Rows from a dataset of charts and code
** Begin **
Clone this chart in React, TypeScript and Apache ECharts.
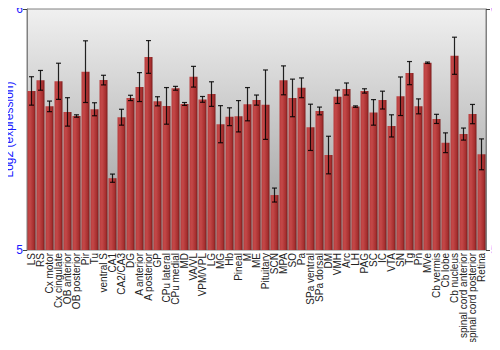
import React, { useEffect, useRef } from "react";
import * as echarts from "echarts";

const categories = [
  "LS", "RS", "Cx motor", "Cx cingulate", "OB anterior", "OB posterior", "Pir", "Tu",
  "ventral S", "CA1", "CA2/CA3", "DG", "A anterior", "A posterior", "GP", "CPu lateral",
  "CPu medial", "MD", "VA/VL", "VPM/VPL", "LG", "MG", "Hb", "Pineal", "M", "ME",
  "Pituitary", "SCN", "MPA", "SO", "Pa", "SPa ventral", "SPa dorsal", "DM", "VMH", "Arc",
  "LH", "PAG", "SC", "IC", "VTA", "SN", "Tg", "Pn", "MVe", "Cb vermis", "Cb lobe",
  "Cb nucleus", "spinal cord anterior", "spinal cord posterior", "Retina",
];

const means = [
  5.660, 5.704, 5.596, 5.700, 5.573, 5.556, 5.740, 5.584,
  5.705, 5.298, 5.551, 5.631, 5.676, 5.801, 5.617, 5.598,
  5.671, 5.606, 5.719, 5.625, 5.647, 5.522, 5.553, 5.555, 5.605, 5.622,
  5.603, 5.228, 5.704, 5.631, 5.673, 5.509, 5.577, 5.394, 5.636, 5.668,
  5.595, 5.660, 5.571, 5.622, 5.515, 5.638, 5.734, 5.596, 5.777, 5.544, 5.445,
  5.806, 5.481, 5.564, 5.397,
];

const errors = [
  0.059, 0.041, 0.022, 0.075, 0.059, 0.005, 0.128, 0.027,
  0.020, 0.017, 0.033, 0.011, 0.060, 0.068, 0.019, 0.076,
  0.008, 0.006, 0.043, 0.012, 0.051, 0.077, 0.037, 0.065, 0.069, 0.021,
  0.144, 0.029, 0.060, 0.078, 0.041, 0.096, 0.016, 0.078, 0.028, 0.025,
  0.003, 0.009, 0.053, 0.037, 0.046, 0.080, 0.048, 0.031, 0.003, 0.019, 0.041,
  0.077, 0.025, 0.040, 0.064,
];

const yTicks = { min: 5, max: 6, interval: 1 };
const yAxisTitle = "Log2 (expression)";

export default function App() {
  const ref = useRef<HTMLDivElement>(null);
  useEffect(() => {
    if (!ref.current) return;
    const chart = echarts.init(ref.current, undefined, { renderer: "svg" });
    const errData = categories.map((c, i) => [i, means[i] - errors[i], means[i] + errors[i]]);
    const axisCommon = {
      type: "value" as const,
      min: yTicks.min,
      max: yTicks.max,
      interval: yTicks.interval,
      axisLine: { show: true, lineStyle: { color: "#808080", width: 1 } },
      axisTick: { show: true, length: 4, lineStyle: { color: "#404040" } },
      splitLine: { show: false },
    };
    chart.setOption({
      animation: false,
      grid: {
        left: 27,
        right: 14,
        top: 9,
        bottom: 100,
        outerBoundsMode: "none",
        containLabel: false,
        show: true,
        borderColor: "#808080",
        borderWidth: 1,
        backgroundColor: new echarts.graphic.LinearGradient(0, 0, 0, 1, [
          { offset: 0, color: "#f0f0f0" },
          { offset: 1, color: "#989898" },
        ]),
      },
      graphic: [
        {
          type: "text",
          x: 9,
          y: 129.5,
          rotation: Math.PI / 2,
          style: {
            text: yAxisTitle,
            fill: "#1a1aff",
            fontSize: 12,
            fontFamily: "Liberation Sans",
            align: "center",
            verticalAlign: "middle",
          },
        },
      ],
      xAxis: {
        type: "category",
        data: categories,
        axisLine: { show: false },
        axisTick: { show: false },
        axisLabel: {
          interval: 0,
          rotate: 90,
          fontSize: 10,
          fontFamily: "Liberation Sans",
          color: "#222",
          margin: 3,
        },
      },
      yAxis: [
        {
          ...axisCommon,
          position: "left",
          axisLabel: {
            color: "#1a1aff", fontSize: 12, fontFamily: "Liberation Sans",
            margin: 4, align: "right", showMinLabel: true, showMaxLabel: true,
          },
        },
        {
          ...axisCommon,
          position: "right",
          axisLabel: {
            color: "#1a1aff", fontSize: 12, fontFamily: "Liberation Sans",
            margin: 5, align: "left", showMinLabel: true, showMaxLabel: true,
          },
        },
      ],
      series: [
        {
          type: "bar",
          data: means,
          barCategoryGap: "11%",
          itemStyle: {
            color: new echarts.graphic.LinearGradient(0, 0, 1, 0, [
              { offset: 0, color: "#b83c3c" },
              { offset: 0.3, color: "#c44848" },
              { offset: 0.75, color: "#a83030" },
              { offset: 1, color: "#7c1c1c" },
            ]),
          },
        },
        {
          type: "custom",
          data: errData,
          encode: { x: 0, y: [1, 2] },
          z: 5,
          renderItem: (params: any, api: any) => {
            const x = api.value(0);
            const lo = api.coord([x, api.value(1)]);
            const hi = api.coord([x, api.value(2)]);
            const half = 2.5;
            const style = { stroke: "rgba(0,0,0,0.85)", lineWidth: 1.2 };
            return {
              type: "group",
              children: [
                { type: "line", shape: { x1: hi[0], y1: hi[1], x2: lo[0], y2: lo[1] }, style },
                { type: "line", shape: { x1: hi[0] - half, y1: hi[1], x2: hi[0] + half, y2: hi[1] }, style },
                { type: "line", shape: { x1: lo[0] - half, y1: lo[1], x2: lo[0] + half, y2: lo[1] }, style },
              ],
            };
          },
        },
      ],
    });
    return () => chart.dispose();
  }, []);
  return <div ref={ref} style={{ width: 500, height: 350, margin: -8 }} />;
}
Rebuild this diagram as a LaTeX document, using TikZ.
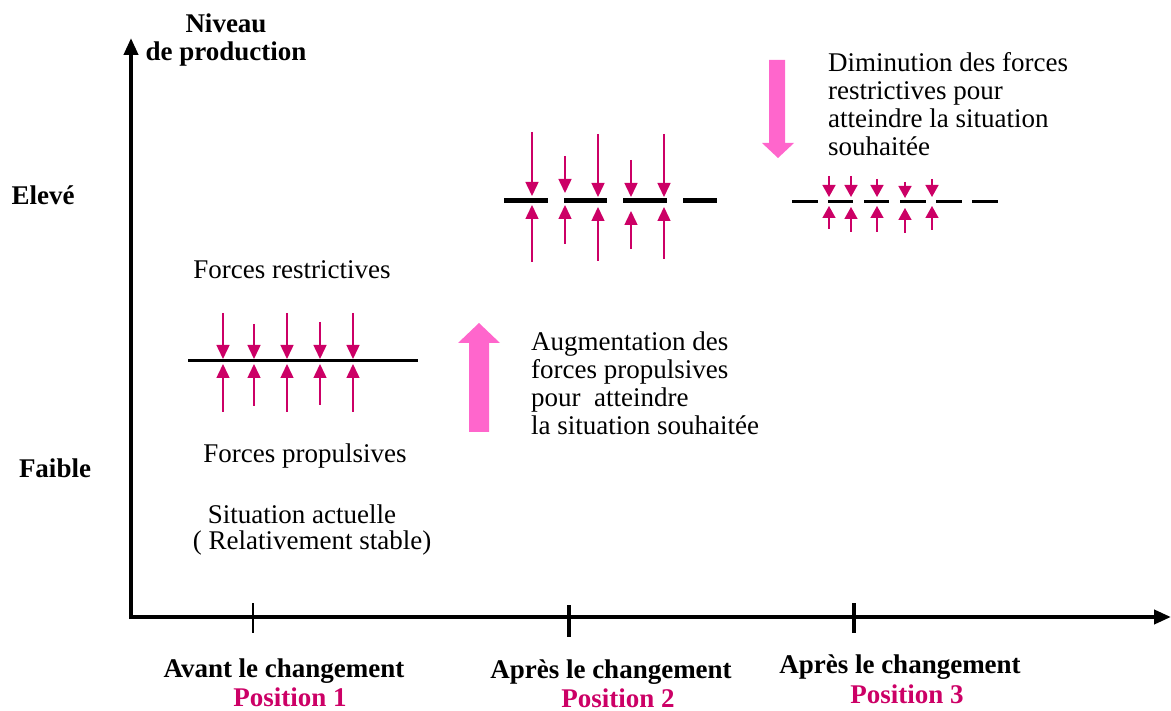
\documentclass[tikz,border=0pt]{standalone}
\usepackage{fontspec}
\setmainfont{Liberation Serif}
\usetikzlibrary{arrows.meta}
\definecolor{force}{HTML}{CC0066}
\definecolor{bigpink}{HTML}{FF66CC}
\tikzset{
  txt/.style={font=\fontsize{27}{28}\selectfont, inner sep=0pt},
  btxt/.style={font=\fontsize{27}{28}\selectfont\bfseries, inner sep=0pt},
  postxt/.style={btxt, text=force},
  axis/.style={line width=4pt, -{Triangle[length=17pt,width=14pt]}},
  tick/.style={line width=2.5pt},
  push/.style={force, line width=1.5pt, -{Triangle[length=14pt,width=13pt]}},
  smallpush/.style={force, line width=1.5pt, -{Triangle[length=12pt,width=13pt]}},
  level/.style={line width=3pt},
  thicklevel/.style={line width=5pt},
  block/.style={fill=bigpink, draw=none},
}
\begin{document}
\begin{tikzpicture}[x=1pt,y=-1pt]
\useasboundingbox (0,0) rectangle (1171,711);

% axes
\coordinate (origin) at (131,617);
\coordinate (ytop) at (131,38);
\coordinate (xend) at (1171,617);
\draw[axis] ([yshift=-2pt]origin) -- (ytop);
\draw[axis] ([xshift=-2pt]origin) -- (xend);

% ticks on the time axis
\draw[tick] (253,603) -- (253,633);
\draw[tick, line width=4pt] (569,605) -- (569,637);
\draw[tick, line width=4pt] (854,603) -- (854,633);

% axis labels
\node[btxt, align=center] (ylab) at (226,40) {Niveau\\de production};
\node[btxt] (high) at (43,195) {Elevé};
\node[btxt] (low) at (55,468) {Faible};

% position 1: current situation
\draw[level] (188,361) -- (418,361);
\foreach \x/\t/\b in {223/313/412, 254/324/406, 287/313/412, 320/322/405, 353/313/412}{
  \draw[push] (\x,\t) -- (\x,359);
  \draw[push] (\x,\b) -- (\x,364);
}
\node[txt] (restr) at (292,270) {Forces restrictives};
\node[txt] (propul) at (305,456) {Forces propulsives};
\node[txt] (actual) at (302,514) {Situation actuelle};
\node[txt] (stable) at (312,543) {( Relativement stable)};

% increase of driving forces
\filldraw[block] (469,432) -- (469,343) -- (458,343) -- (479,323) -- (500,343)
  -- (489,343) -- (489,432) -- cycle;
\node[txt, align=left, anchor=west] (incr) at (531,383)
  {Augmentation des\\forces propulsives\\pour~ atteindre\\la situation souhaitée};

% position 2
\foreach \a/\b in {504/548, 564/607, 623/667, 683/717}{
  \draw[thicklevel] (\a,201) -- (\b,201);
}
\foreach \x/\t/\dt/\ut/\b in {532/132/196/205/262, 565/156/193/205/244,
    598/134/197/207/261, 631/160/197/211/249, 664/134/197/207/259}{
  \draw[push] (\x,\t) -- (\x,\dt);
  \draw[push] (\x,\b) -- (\x,\ut);
}

% decrease of restraining forces
\filldraw[block] (769,60) -- (785,60) -- (785,143) -- (794,143) -- (778,158)
  -- (762,143) -- (769,143) -- cycle;
\node[txt, align=left, anchor=west] (decr) at (828,104)
  {Diminution des forces\\restrictives pour\\atteindre la situation\\souhaitée};

% position 3
\foreach \a/\b in {792/818, 828/853, 864/889, 900/926, 936/962, 972/998}{
  \draw[level] (\a,202) -- (\b,202);
}
\foreach \x/\t/\dt/\ut/\b in {829/176/197/206/229, 851/176/197/207/232,
    877/179/197/206/232, 905/182/198/208/233, 932/179/197/206/230}{
  \draw[smallpush] (\x,\t) -- (\x,\dt);
  \draw[smallpush] (\x,\b) -- (\x,\ut);
}

% time axis labels
\node[btxt] (t1) at (284,671) {Avant le changement};
\node[postxt] (p1) at (290,697) {Position 1};
\node[btxt] (t2) at (611,672) {Après le changement};
\node[postxt] (p2) at (618,698) {Position 2};
\node[btxt] (t3) at (900,667) {Après le changement};
\node[postxt] (p3) at (907,694) {Position 3};
\end{tikzpicture}
\end{document}
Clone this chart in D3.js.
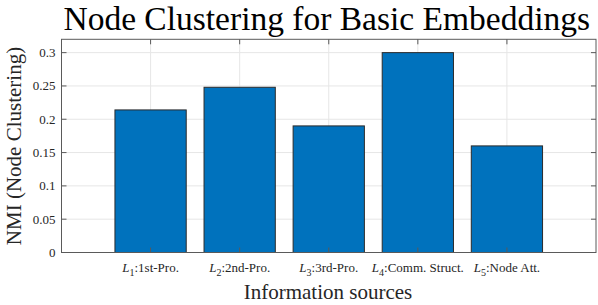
<!DOCTYPE html>
<html>
<head>
<meta charset="utf-8">
<script src="https://cdn.jsdelivr.net/npm/d3@7"></script>
<style>
  body { margin: 0; background: #fff; }
  text { font-family: "Liberation Serif", "DejaVu Serif", serif; }
</style>
</head>
<body>
<script>
// chart data
var sources = ['1', '2', '3', '4', '5'];
var sourceNames = [':1st-Pro.', ':2nd-Pro.', ':3rd-Pro.', ':Comm. Struct.', ':Node Att.'];
var nmi = [0.214, 0.248, 0.19, 0.3, 0.16];
var yTicks = [0, 0.05, 0.1, 0.15, 0.2, 0.25, 0.3];

var W = 598, H = 305;
var svg = d3.select('body').append('svg').attr('width', W).attr('height', H);

// plot box (window.top is reserved, so use other names)
var pLeft = 61.5, pRight = 596, pTop = 39.3, pBottom = 252.5;

// matlab style: bars at 1..5, xlim [0 6], bar width 0.8
var x = d3.scaleLinear().domain([0, 6]).range([pLeft, pRight]);
var y = d3.scaleLinear().domain([0, 0.32]).range([pBottom, pTop]);

// gridlines
svg.append('g').selectAll('line').data(yTicks).enter().append('line')
  .attr('x1', pLeft).attr('x2', pRight)
  .attr('y1', function(d){ return y(d); }).attr('y2', function(d){ return y(d); })
  .attr('stroke', '#e6e6e6').attr('stroke-width', 1);
svg.append('g').selectAll('line').data(sources).enter().append('line')
  .attr('x1', function(d, i){ return x(i + 1); }).attr('x2', function(d, i){ return x(i + 1); })
  .attr('y1', pTop).attr('y2', pBottom)
  .attr('stroke', '#e6e6e6').attr('stroke-width', 1);

// bars
svg.append('g').selectAll('rect').data(nmi).enter().append('rect')
  .attr('x', function(d, i){ return x(i + 1 - 0.4); })
  .attr('width', x(0.8) - x(0))
  .attr('y', function(d){ return y(d); })
  .attr('height', function(d){ return pBottom - y(d); })
  .attr('fill', '#0072BD')
  .attr('stroke', '#2b2b2b').attr('stroke-width', 1);

// axes box and ticks
var ax = '#5a5a5a';
svg.append('rect').attr('x', pLeft).attr('y', pTop)
  .attr('width', pRight - pLeft).attr('height', pBottom - pTop)
  .attr('fill', 'none').attr('stroke', ax).attr('stroke-width', 1);

var tl = 5;
var yt = svg.append('g');
yTicks.forEach(function(d){
  yt.append('line').attr('x1', pLeft).attr('x2', pLeft + tl).attr('y1', y(d)).attr('y2', y(d)).attr('stroke', ax);
  yt.append('line').attr('x1', pRight - tl).attr('x2', pRight).attr('y1', y(d)).attr('y2', y(d)).attr('stroke', ax);
  yt.append('text').attr('x', pLeft - 6).attr('y', y(d) + 4.5)
    .attr('text-anchor', 'end').attr('font-size', 13).attr('fill', '#262626')
    .text(d);
});

var xt = svg.append('g');
sources.forEach(function(s, i){
  var cx = x(i + 1);
  xt.append('line').attr('x1', cx).attr('x2', cx).attr('y1', pBottom).attr('y2', pBottom - tl).attr('stroke', ax);
  xt.append('line').attr('x1', cx).attr('x2', cx).attr('y1', pTop).attr('y2', pTop + tl).attr('stroke', ax);
  var t = xt.append('text').attr('x', cx).attr('y', 272)
    .attr('text-anchor', 'middle').attr('font-size', 13).attr('fill', '#262626');
  t.append('tspan').attr('font-style', 'italic').text('L');
  t.append('tspan').attr('font-size', 10).attr('dy', 4).text(s);
  t.append('tspan').attr('dy', -4).text(sourceNames[i]);
});

// labels
svg.append('text').attr('x', (pLeft + pRight) / 2 - 2).attr('y', 30)
  .attr('text-anchor', 'middle').attr('font-size', 33.5).attr('fill', '#000')
  .text('Node Clustering for Basic Embeddings');
svg.append('text').attr('x', 328).attr('y', 299)
  .attr('text-anchor', 'middle').attr('font-size', 21).attr('fill', '#262626')
  .text('Information sources');
svg.append('text').attr('transform', 'translate(21,146) rotate(-90)')
  .attr('text-anchor', 'middle').attr('font-size', 21).attr('fill', '#262626')
  .text('NMI (Node Clustering)');
</script>
</body>
</html>
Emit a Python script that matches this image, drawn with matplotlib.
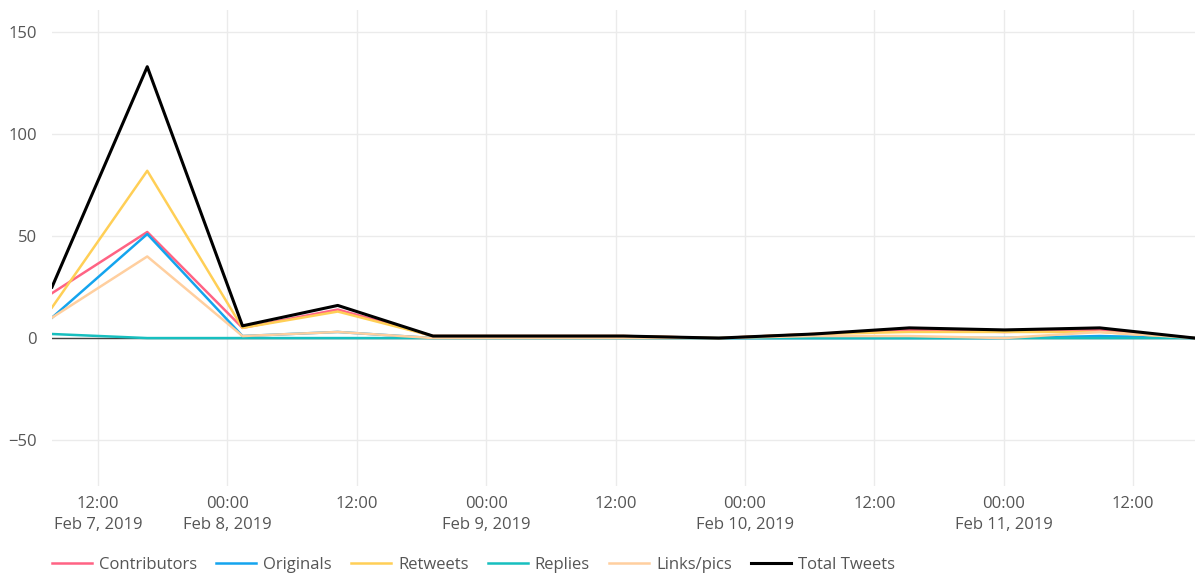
import pandas as pd
import matplotlib.pyplot as plt
import matplotlib.dates as mdates

plt.rcParams['font.family'] = ['Open Sans', 'DejaVu Sans']

# time bins
times = pd.to_datetime([
    "2019-02-07 07:44", "2019-02-07 16:34", "2019-02-08 01:24", "2019-02-08 10:14",
    "2019-02-08 19:04", "2019-02-09 03:54", "2019-02-09 12:44", "2019-02-09 21:34",
    "2019-02-10 06:24", "2019-02-10 15:14", "2019-02-11 00:04", "2019-02-11 08:54",
    "2019-02-11 17:44",
])

contributors = [22, 52, 5, 14, 1, 1, 1, 0, 2, 4, 3, 4, 0]
originals = [10, 51, 1, 3, 0, 0, 0, 0, 0, 0, 0, 1, 0]
retweets = [15, 82, 5, 13, 1, 1, 1, 0, 2, 3, 3, 3, 0]
replies = [2, 0, 0, 0, 0, 0, 0, 0, 0, 0, 0, 0, 0]
links = [10, 40, 1, 3, 0, 0, 0, 0, 1, 1, 0, 3, 0]
total = [25, 133, 6, 16, 1, 1, 1, 0, 2, 5, 4, 5, 0]

series = [
    ("Contributors", contributors, "#ff6384", 1.8),
    ("Originals", originals, "#14a4ee", 1.8),
    ("Retweets", retweets, "#ffcf56", 1.8),
    ("Replies", replies, "#17bfbf", 1.8),
    ("Links/pics", links, "#ffcf9f", 1.8),
    ("Total Tweets", total, "#000000", 2.2),
]

tick_times = pd.to_datetime([
    "2019-02-07 12:00", "2019-02-08 00:00", "2019-02-08 12:00", "2019-02-09 00:00",
    "2019-02-09 12:00", "2019-02-10 00:00", "2019-02-10 12:00", "2019-02-11 00:00",
    "2019-02-11 12:00",
])
tick_labels = ["12:00\nFeb 7, 2019", "00:00\nFeb 8, 2019", "12:00", "00:00\nFeb 9, 2019",
               "12:00", "00:00\nFeb 10, 2019", "12:00", "00:00\nFeb 11, 2019", "12:00"]

fig = plt.figure(figsize=(11.95, 5.78), dpi=100)
ax = fig.add_axes([52 / 1195, 1 - 486 / 578, 1 - 52 / 1195, (486 - 10) / 578])

ax.axhline(0, color="#444444", lw=1.0, zorder=1)
for name, vals, col, lw in series:
    ax.plot(times, vals, color=col, lw=lw, label=name, zorder=2)

ax.set_xlim(times[0], times[-1])
ax.set_ylim(-72.5, 160.8)
ax.set_yticks([-50, 0, 50, 100, 150])
ax.set_yticklabels(["\u221250", "0", "50", "100", "150"])
ax.set_xticks(mdates.date2num(tick_times))
ax.set_xticklabels(tick_labels, linespacing=1.45)

ax.grid(True, color="#ebebeb", lw=1.0)
ax.set_axisbelow(True)
for s in ax.spines.values():
    s.set_visible(False)
ax.tick_params(axis="both", length=0, labelsize=12, colors="#555555")
ax.tick_params(axis="x", pad=7)
ax.tick_params(axis="y", pad=11)

fig.legend(loc="center left", bbox_to_anchor=(52 / 1195, 1 - 565 / 578), ncol=6,
           frameon=False, fontsize=12, handlelength=2.4, columnspacing=1.15,
           handletextpad=0.42, borderpad=0, borderaxespad=0, labelcolor="#555555")

fig.savefig("out.png", dpi=100)
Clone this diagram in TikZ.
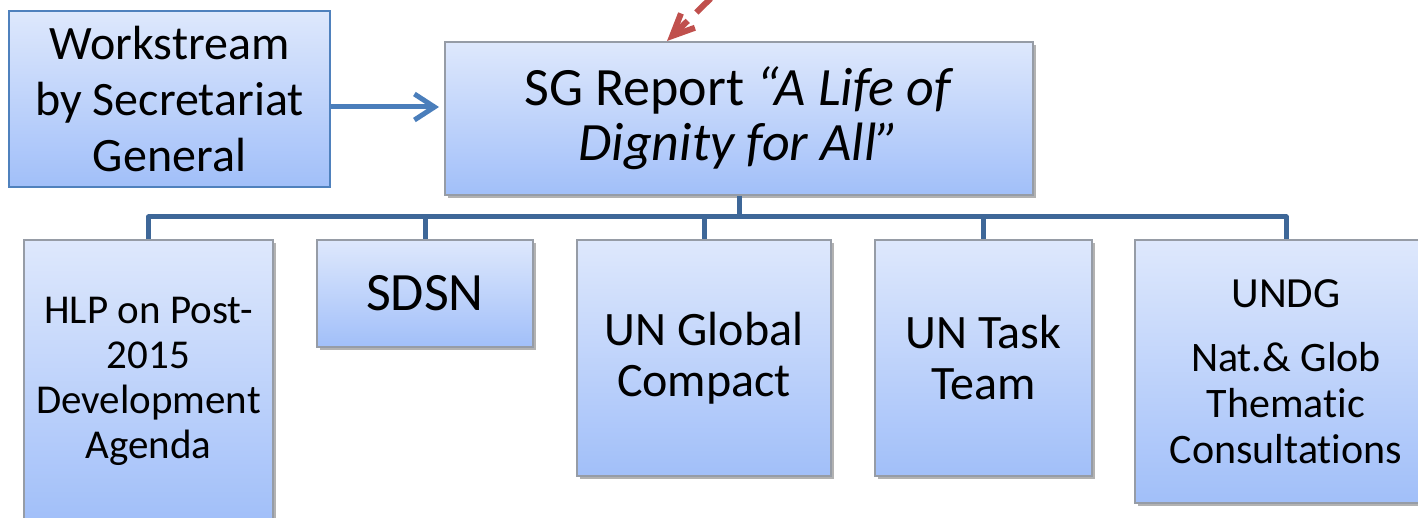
** End **
▶ _What is being asked_:
Go through the data and gather every line that holds "diagram".

▶ _Full answer_:
Rebuild this diagram as a LaTeX document, using TikZ.
Clone this diagram in TikZ.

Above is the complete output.